Aunque aún estamos al filo de los tres cuartos de siglo de distancia, las vivencias de los sevillanos de los años cuarenta del pasado siglo XX parecen historias irreales, y fueron tan verdaderas como nos muestran simbólicamente las imágenes que reproducimos. El sillero era un servidor de la población que hacía posible la reutilización de sillas, sillones, bancos y sofás… Sí, nadie tiraba nada. Todo era válido… La gente se reunía en las plazuelas y esquinas de las calles para escuchar y ver las estampas que traían los charlatanes, con historias de crímenes escalofriantes, como promotores de las actuales series de televisión y antes de las radios. Y en cuanto a la alimentación, hemos de recordar que la pescadería era la base de todas las clases sociales. Desde las especies más nobles hasta la modesta sardina, desde los trozos de pescada frita hasta los pedacitos y las sobras refritas de los peroles, o sea, lo que llamaban “mijitas”… ¡Cuánto ha llovido! Pero quienes vivieron aquellos tiempos no los olvidarán nunca.
Las restricciones eléctricas eran cada vez más frecuentes y rigurosas. Ya no sólo afectaban a la industria y comercio, sino incluso a los alumbrados público y privado. Durante el otoño e invierno de 1943, Sevilla parecía durante las tardes y noches una “ciudad fantasma”, con apenas luces en las calles, y los escaparates y rótulos comerciales apagados. De poco sirvieron las rogativas organizadas por el cardenal Segura para que lloviera. Faltaba agua para todo: para las turbinas hidráulicas de la Sevillana de Electricidad, para regar los campos y para el abastecimiento urbano.
Los sevillanos, como la inmensa mayoría de los españoles, sufrieron unas condiciones de vida inimaginables por las generaciones actuales.
La ciudad sufría también una oleada de mendigos. Como a finales de la Exposición de 1929, después de la guerra civil y primeros años de postguerra, Sevilla volvió a ser “rompeolas de los desesperados” de la propia provincia y de las provincias limítrofes.
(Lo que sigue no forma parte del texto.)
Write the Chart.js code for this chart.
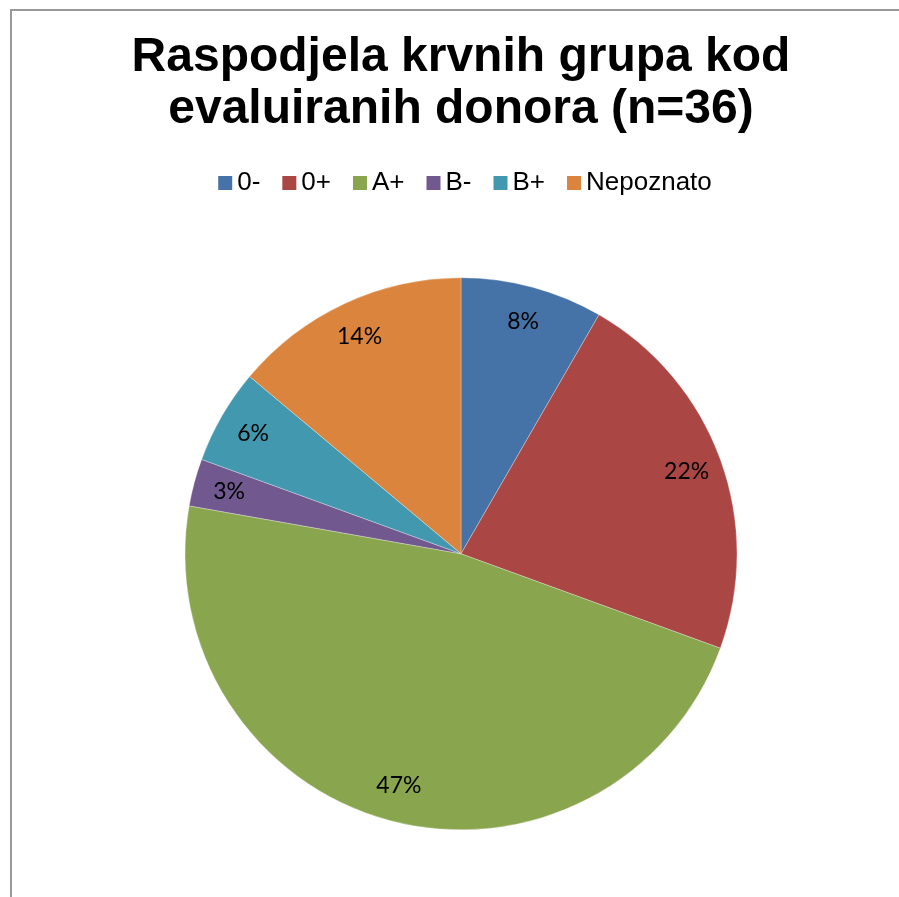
<!DOCTYPE html>
<html>
<head>
<meta charset="utf-8">
<script src="https://cdn.jsdelivr.net/npm/chart.js@4/dist/chart.umd.min.js"></script>
<style>
  html, body { margin: 0; padding: 0; background: #fff; }
  #frame {
    position: absolute; left: 10px; top: 9px; width: 900px; height: 900px;
    border-left: 2px solid #999; border-top: 2px solid #999;
  }
  #wrap { position: absolute; left: 23px; top: 0; width: 876px; height: 897px; }
</style>
</head>
<body>
<div id="frame"></div>
<div id="wrap"><canvas id="pie" width="876" height="897"></canvas></div>
<script>
// blood groups of evaluated donors (n=36)
const groups = ["0-", "0+", "A+", "B-", "B+", "Nepoznato"];
const donors = [3, 8, 17, 1, 2, 5];
const colors = ["#4572A7", "#AA4643", "#89A54E", "#71588F", "#4198AF", "#DB843D"];
const titleLines = ["Raspodjela krvnih grupa kod", "evaluiranih donora (n=36)"];

const total = donors.reduce((a, b) => a + b, 0);
const arial = "'Liberation Sans', Arial, sans-serif";

// percent labels inside the slices, near the rim
const sliceLabels = {
  id: "sliceLabels",
  afterDatasetsDraw(chart) {
    const ctx = chart.ctx;
    const arcs = chart.getDatasetMeta(0).data;
    ctx.save();
    ctx.font = "23px Lato, 'Noto Sans', sans-serif";
    ctx.fillStyle = "#000";
    ctx.textAlign = "center";
    ctx.textBaseline = "middle";
    arcs.forEach((arc, i) => {
      const p = arc.getProps(["x", "y", "startAngle", "endAngle", "outerRadius"], true);
      const mid = (p.startAngle + p.endAngle) / 2;
      const r = p.outerRadius * 0.87;
      const txt = Math.round((donors[i] / total) * 100) + "%";
      ctx.fillText(txt, p.x + Math.cos(mid) * r, p.y + Math.sin(mid) * r);
    });
    ctx.restore();
  },
};

// legend drawn like the office one: small square, short gap, text
const officeLegend = {
  id: "officeLegend",
  afterDraw(chart) {
    const ctx = chart.ctx;
    const box = 14, gapText = 5, gapItem = 22, cy = 183;
    ctx.save();
    ctx.font = "26px " + arial;
    ctx.textBaseline = "middle";
    const widths = groups.map((g) => box + gapText + ctx.measureText(g).width);
    const full = widths.reduce((a, b) => a + b, 0) + gapItem * (groups.length - 1);
    let x = chart.width / 2 + 4 - full / 2;
    groups.forEach((g, i) => {
      ctx.fillStyle = colors[i];
      ctx.fillRect(x, cy - box / 2, box, box);
      ctx.fillStyle = "#000";
      ctx.fillText(g, x + box + gapText, cy);
      x += widths[i] + gapItem;
    });
    ctx.restore();
  },
};

new Chart(document.getElementById("pie"), {
  type: "pie",
  data: {
    labels: groups,
    datasets: [
      {
        data: donors,
        backgroundColor: colors,
        borderColor: "rgba(255,255,255,0.6)",
        borderWidth: 0.5,
      },
    ],
  },
  options: {
    responsive: false,
    animation: false,
    radius: 276,
    layout: { padding: { top: 0, bottom: 6, left: 0, right: 0 } },
    plugins: {
      title: {
        display: true,
        text: titleLines,
        color: "#000",
        font: { family: arial, size: 48, weight: "bold", lineHeight: 1.1 },
        padding: { top: 31, bottom: 80 },
      },
      legend: { display: false },
      tooltip: { enabled: false },
    },
  },
  plugins: [sliceLabels, officeLegend],
});
</script>
</body>
</html>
Gente forzosamente desarraigada buscaba en la capital andaluza comida, techo, trabajo, hospital... La mendicidad fomentaba la picaresca y ciertos tipos de delincuencia menor.
Los “años del hambre” no habían hecho nada más que empezar. Todavía quedaba por llegar lo peor, mediada la década de los años cuarenta. Pero nadie estaba preparado para tanto tiempo de adversidades, como si España y los españoles hubieran merecido un castigo divino. Cuando mediado 1939 comenzó el racionamiento de alimentos, la gente pensaba que sería una situación transitoria. Cuatro largos años habían transcurrido desde entonces, y nadie tenía esperanzas de rápida solución.
Un plato de comida era una bendición de Dios. Había hambre física, carencias alimentarias acumuladas, que ya comenzaban a dar la cara en las enfermedades endémicas de siempre, sobre todo la tuberculosis... Los corrales de vecinos, azotados por las riadas del Guadalquivir, eran focos seguros de tísicos. El “piojo verde”, la sarna, las fiebres infecciosas, las hepatitis, añadían nuevas y graves preocupaciones a las autoridades sanitarias.
En la alimentación se impusieron los sustitutivos: el flan sin huevo, el café sin café... Todo eran mezclas más o menos autorizadas. El bacalao, los arenques, los boniatos y batatas, la malta, el tocino, las legumbres y el aceite de soja, no eran alimentos suficientes para atender la demanda social. La cebada tostada suplía al café, el boniato al pan y la patata... El aceite de oliva, la leche condensada, el pan mitad de trigo y mitad de maíz o avena, las carnes, eran productos para gente con recursos económicos elevados, que podían pagar los altos precios del mercado negro. Muchas familias obreras tenían que vender parte de los alimentos caros de sus cartillas de racionamiento, para poder comprar otros más baratos.